**Records to use:**
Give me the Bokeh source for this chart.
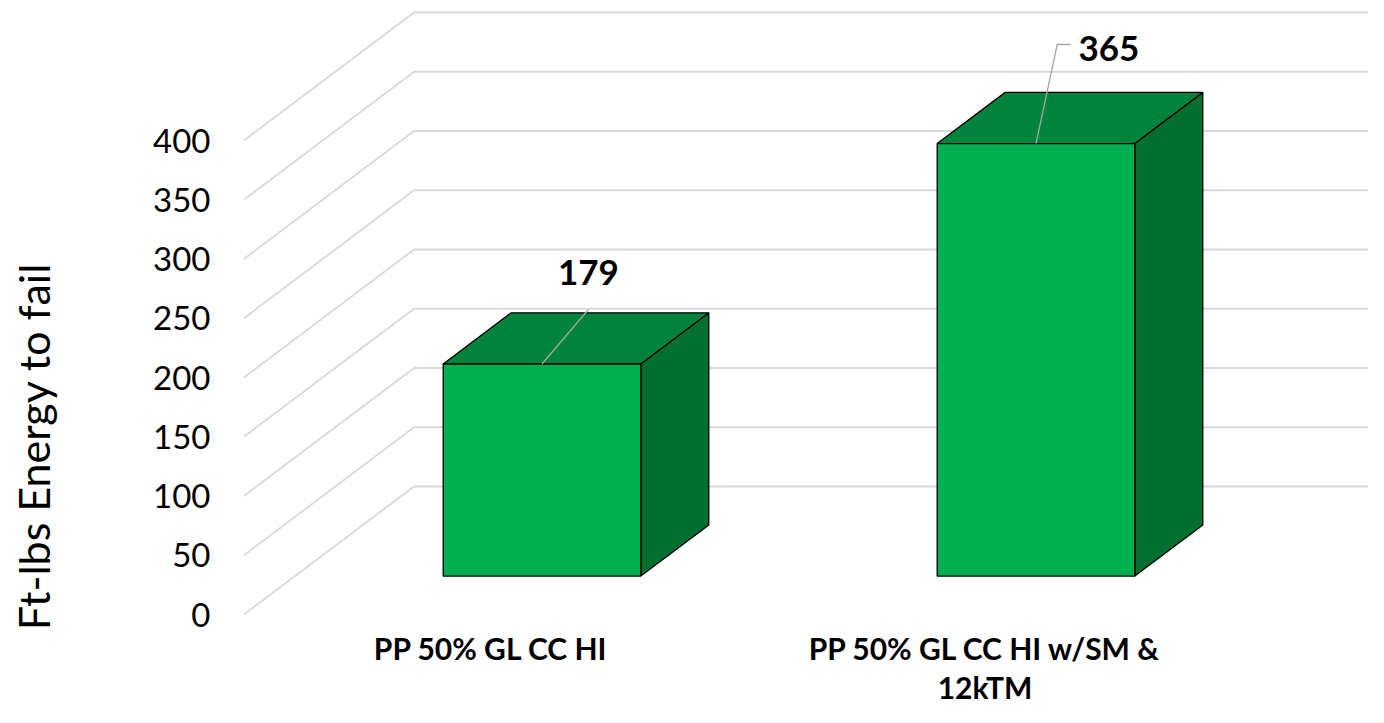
from bokeh.plotting import figure
from bokeh.layouts import row
from bokeh.models import FixedTicker
from bokeh.core.properties import value
from bokeh.embed import file_html
from bokeh.resources import INLINE

# ---- data ----
categories = ["PP 50% GL CC HI", "PP 50% GL CC HI w/SM &\n12kTM"]
energy = [179, 365]
y_ticks = [0, 50, 100, 150, 200, 250, 300, 350, 400]
y_title = "Ft-lbs Energy to fail"

# ---- projection / style constants ----
PX_X = 494.0            # pixels per category slot
PX_Y = 474.0 / 400.0    # pixels per value unit
DX = 170.0 / PX_X       # depth offset in x (category units)
DY = 128.0 / PX_Y       # depth offset in y (value units)
D0, D1 = 0.3, 0.7       # bar depth span
BW = 0.4                # bar width (gap width 150%)

W, H = 1368, 707
TW = 62                 # width of the strip holding the axis title
L = 240 - TW
ZERO_PX = 614
x_start = -3.5 / PX_X
x_end = x_start + (W - TW - L) / PX_X
y_start = -(H - ZERO_PX) / PX_Y
y_end = y_start + H / PX_Y

FRONT = "#00B050"
TOP = "#00843C"
SIDE = "#006F30"
GRID = "#D9D9D9"
LEADER = "#A6A6A6"

# ---- axis-title strip: a bare axis carrying only the title ----
t = figure(width=TW, height=H, x_range=(0, 1), y_range=(0, 1),
           output_backend="svg", toolbar_location=None, x_axis_location=None,
           min_border_left=60, min_border_right=0, min_border_top=185, min_border_bottom=0)
t.grid.visible = False
t.outline_line_color = None
t.background_fill_color = "white"
t.border_fill_color = "white"
ta = t.yaxis[0]
ta.ticker = FixedTicker(ticks=[])
ta.axis_line_color = None
ta.major_tick_line_color = None
ta.minor_tick_line_color = None
ta.major_tick_out = 0
ta.major_tick_in = 0
ta.major_label_standoff = 0
ta.axis_label = y_title
ta.axis_label_standoff = 2
ta.axis_label_text_font = "Lato"
ta.axis_label_text_font_size = "43px"
ta.axis_label_text_font_style = "normal"
ta.axis_label_text_color = "black"

# ---- main chart ----
p = figure(width=W - TW, height=H, x_range=(x_start, x_end), y_range=(y_start, y_end),
           output_backend="svg", toolbar_location=None, x_axis_location=None,
           min_border_left=L, min_border_right=0, min_border_top=0, min_border_bottom=0)
p.xgrid.visible = False
p.ygrid.visible = False
p.outline_line_color = None
p.background_fill_color = "white"
p.border_fill_color = "white"

# keep the two frames independent (no cross-plot frame alignment)
for fig in (t, p):
    if "frame_align" in fig.properties():
        fig.frame_align = False

ax = p.yaxis[0]
ax.ticker = FixedTicker(ticks=y_ticks)
ax.axis_line_color = None
ax.major_tick_line_color = None
ax.minor_tick_line_color = None
ax.major_tick_out = 0
ax.major_tick_in = 0
ax.major_label_standoff = 30
ax.major_label_text_font = "Lato"
ax.major_label_text_font_size = "33px"
ax.major_label_text_color = "black"

n_cat = len(categories)
# back wall gridlines
p.segment(x0=[DX] * len(y_ticks), y0=[v + DY for v in y_ticks],
          x1=[n_cat + DX] * len(y_ticks), y1=[v + DY for v in y_ticks],
          line_color=GRID, line_width=1.8)
# side wall gridlines
p.segment(x0=[0] * len(y_ticks), y0=y_ticks,
          x1=[DX] * len(y_ticks), y1=[v + DY for v in y_ticks],
          line_color=GRID, line_width=1.8)

front_xs, front_ys, top_xs, top_ys, side_xs, side_ys = [], [], [], [], [], []
for i, v in enumerate(energy):
    c = i + 0.5
    xl, xr = c - BW / 2, c + BW / 2
    fy0, fy1 = D0 * DY, v + D0 * DY
    front_xs.append([xl + D0 * DX, xr + D0 * DX, xr + D0 * DX, xl + D0 * DX])
    front_ys.append([fy0, fy0, fy1, fy1])
    top_xs.append([xl + D0 * DX, xr + D0 * DX, xr + D1 * DX, xl + D1 * DX])
    top_ys.append([fy1, fy1, v + D1 * DY, v + D1 * DY])
    side_xs.append([xr + D0 * DX, xr + D1 * DX, xr + D1 * DX, xr + D0 * DX])
    side_ys.append([fy0, D1 * DY, v + D1 * DY, fy1])

p.patches(side_xs, side_ys, fill_color=SIDE, line_color="black", line_width=1.3)
p.patches(top_xs, top_ys, fill_color=TOP, line_color="black", line_width=1.3)
p.patches(front_xs, front_ys, fill_color=FRONT, line_color="black", line_width=1.3)

# data labels with leader lines (offsets are layout styling)
leader_offsets = [[(0.0, 0.0), (0.094, 46.0)],
                  [(0.0, 0.0), (0.043, 83.6), (0.070, 83.6)]]
label_offsets = [(0.094, 77.0, "center"), (0.086, 80.2, "left")]
lx, ly = [], []
for i, v in enumerate(energy):
    ax_ = i + 0.5 + D0 * DX
    ay_ = v + D0 * DY
    lx.append([ax_ + dx for dx, dy in leader_offsets[i]])
    ly.append([ay_ + dy for dx, dy in leader_offsets[i]])
    ox, oy, al = label_offsets[i]
    p.text(x=[ax_ + ox], y=[ay_ + oy], text=[str(v)], text_align=al,
           text_baseline="middle", text_font=value("Lato"), text_font_style="bold",
           text_font_size="35px", text_color="black")
p.multi_line(lx, ly, line_color=LEADER, line_width=1.3)

# category labels
p.text(x=[i + 0.5 for i in range(n_cat)], y=[(ZERO_PX - 629) / PX_Y] * n_cat,
       text=categories, text_align="center", text_baseline="top",
       text_font=value("Lato"), text_font_style="bold", text_font_size="30px",
       text_color="black", text_line_height=1.1)

layout = row(t, p, spacing=0)
open("out.html", "w").write(file_html(layout, INLINE))
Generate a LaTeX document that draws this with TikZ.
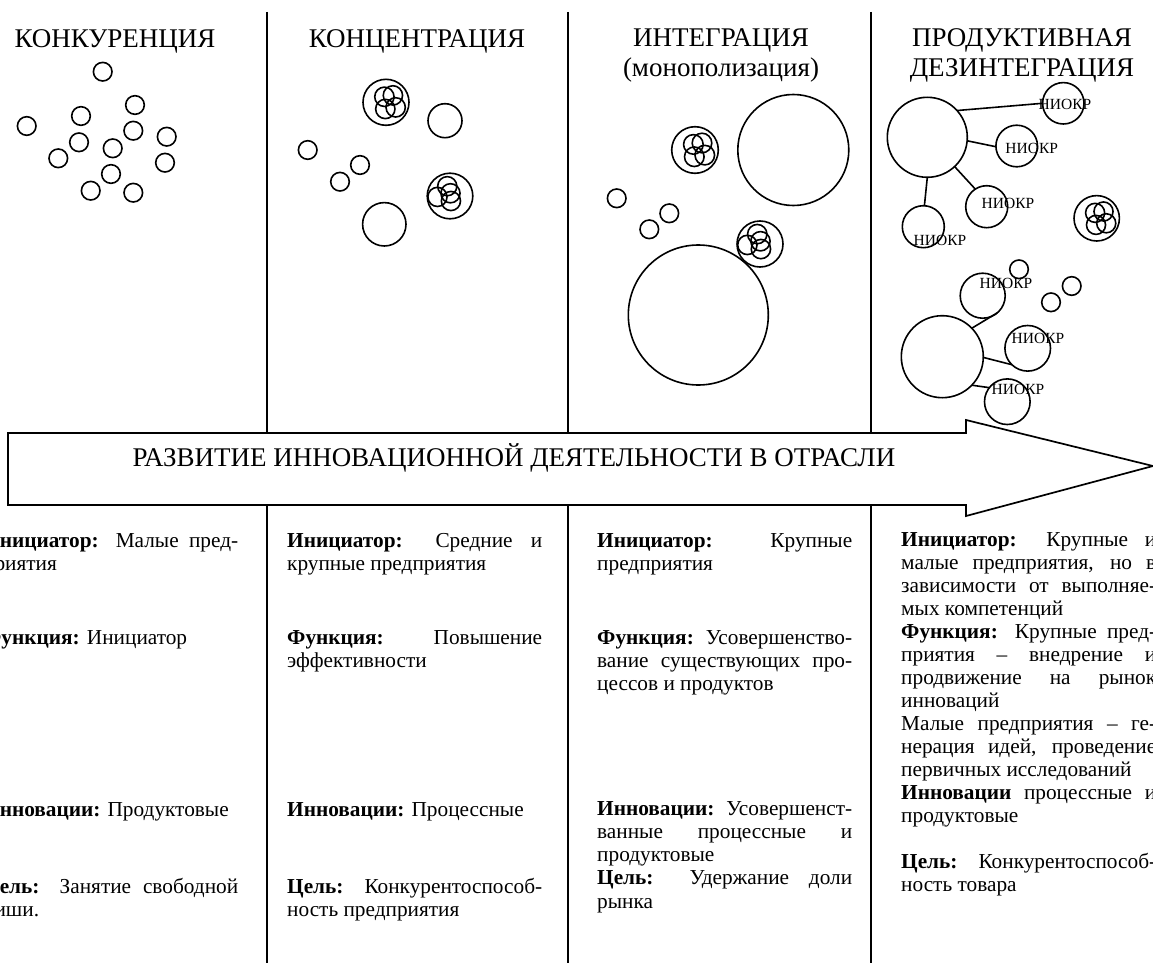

**Task description:** Leave out the pictures and print each record exactly as it stands.

**Correct result:**
Give me the Bokeh source for this chart.
from bokeh.plotting import figure
from bokeh.layouts import row
from bokeh.models import FixedTicker
from bokeh.core.properties import value
from bokeh.embed import file_html
from bokeh.resources import INLINE

# ---- data ----
categories = ["PP 50% GL CC HI", "PP 50% GL CC HI w/SM &\n12kTM"]
energy = [179, 365]
y_ticks = [0, 50, 100, 150, 200, 250, 300, 350, 400]
y_title = "Ft-lbs Energy to fail"

# ---- projection / style constants ----
PX_X = 494.0            # pixels per category slot
PX_Y = 474.0 / 400.0    # pixels per value unit
DX = 170.0 / PX_X       # depth offset in x (category units)
DY = 128.0 / PX_Y       # depth offset in y (value units)
D0, D1 = 0.3, 0.7       # bar depth span
BW = 0.4                # bar width (gap width 150%)

W, H = 1368, 707
TW = 62                 # width of the strip holding the axis title
L = 240 - TW
ZERO_PX = 614
x_start = -3.5 / PX_X
x_end = x_start + (W - TW - L) / PX_X
y_start = -(H - ZERO_PX) / PX_Y
y_end = y_start + H / PX_Y

FRONT = "#00B050"
TOP = "#00843C"
SIDE = "#006F30"
GRID = "#D9D9D9"
LEADER = "#A6A6A6"

# ---- axis-title strip: a bare axis carrying only the title ----
t = figure(width=TW, height=H, x_range=(0, 1), y_range=(0, 1),
           output_backend="svg", toolbar_location=None, x_axis_location=None,
           min_border_left=60, min_border_right=0, min_border_top=185, min_border_bottom=0)
t.grid.visible = False
t.outline_line_color = None
t.background_fill_color = "white"
t.border_fill_color = "white"
ta = t.yaxis[0]
ta.ticker = FixedTicker(ticks=[])
ta.axis_line_color = None
ta.major_tick_line_color = None
ta.minor_tick_line_color = None
ta.major_tick_out = 0
ta.major_tick_in = 0
ta.major_label_standoff = 0
ta.axis_label = y_title
ta.axis_label_standoff = 2
ta.axis_label_text_font = "Lato"
ta.axis_label_text_font_size = "43px"
ta.axis_label_text_font_style = "normal"
ta.axis_label_text_color = "black"

# ---- main chart ----
p = figure(width=W - TW, height=H, x_range=(x_start, x_end), y_range=(y_start, y_end),
           output_backend="svg", toolbar_location=None, x_axis_location=None,
           min_border_left=L, min_border_right=0, min_border_top=0, min_border_bottom=0)
p.xgrid.visible = False
p.ygrid.visible = False
p.outline_line_color = None
p.background_fill_color = "white"
p.border_fill_color = "white"

# keep the two frames independent (no cross-plot frame alignment)
for fig in (t, p):
    if "frame_align" in fig.properties():
        fig.frame_align = False

ax = p.yaxis[0]
ax.ticker = FixedTicker(ticks=y_ticks)
ax.axis_line_color = None
ax.major_tick_line_color = None
ax.minor_tick_line_color = None
ax.major_tick_out = 0
ax.major_tick_in = 0
ax.major_label_standoff = 30
ax.major_label_text_font = "Lato"
ax.major_label_text_font_size = "33px"
ax.major_label_text_color = "black"

n_cat = len(categories)
# back wall gridlines
p.segment(x0=[DX] * len(y_ticks), y0=[v + DY for v in y_ticks],
          x1=[n_cat + DX] * len(y_ticks), y1=[v + DY for v in y_ticks],
          line_color=GRID, line_width=1.8)
# side wall gridlines
p.segment(x0=[0] * len(y_ticks), y0=y_ticks,
          x1=[DX] * len(y_ticks), y1=[v + DY for v in y_ticks],
          line_color=GRID, line_width=1.8)

front_xs, front_ys, top_xs, top_ys, side_xs, side_ys = [], [], [], [], [], []
for i, v in enumerate(energy):
    c = i + 0.5
    xl, xr = c - BW / 2, c + BW / 2
    fy0, fy1 = D0 * DY, v + D0 * DY
    front_xs.append([xl + D0 * DX, xr + D0 * DX, xr + D0 * DX, xl + D0 * DX])
    front_ys.append([fy0, fy0, fy1, fy1])
    top_xs.append([xl + D0 * DX, xr + D0 * DX, xr + D1 * DX, xl + D1 * DX])
    top_ys.append([fy1, fy1, v + D1 * DY, v + D1 * DY])
    side_xs.append([xr + D0 * DX, xr + D1 * DX, xr + D1 * DX, xr + D0 * DX])
    side_ys.append([fy0, D1 * DY, v + D1 * DY, fy1])

p.patches(side_xs, side_ys, fill_color=SIDE, line_color="black", line_width=1.3)
p.patches(top_xs, top_ys, fill_color=TOP, line_color="black", line_width=1.3)
p.patches(front_xs, front_ys, fill_color=FRONT, line_color="black", line_width=1.3)

# data labels with leader lines (offsets are layout styling)
leader_offsets = [[(0.0, 0.0), (0.094, 46.0)],
                  [(0.0, 0.0), (0.043, 83.6), (0.070, 83.6)]]
label_offsets = [(0.094, 77.0, "center"), (0.086, 80.2, "left")]
lx, ly = [], []
for i, v in enumerate(energy):
    ax_ = i + 0.5 + D0 * DX
    ay_ = v + D0 * DY
    lx.append([ax_ + dx for dx, dy in leader_offsets[i]])
    ly.append([ay_ + dy for dx, dy in leader_offsets[i]])
    ox, oy, al = label_offsets[i]
    p.text(x=[ax_ + ox], y=[ay_ + oy], text=[str(v)], text_align=al,
           text_baseline="middle", text_font=value("Lato"), text_font_style="bold",
           text_font_size="35px", text_color="black")
p.multi_line(lx, ly, line_color=LEADER, line_width=1.3)

# category labels
p.text(x=[i + 0.5 for i in range(n_cat)], y=[(ZERO_PX - 629) / PX_Y] * n_cat,
       text=categories, text_align="center", text_baseline="top",
       text_font=value("Lato"), text_font_style="bold", text_font_size="30px",
       text_color="black", text_line_height=1.1)

layout = row(t, p, spacing=0)
open("out.html", "w").write(file_html(layout, INLINE))
Generate a LaTeX document that draws this with TikZ.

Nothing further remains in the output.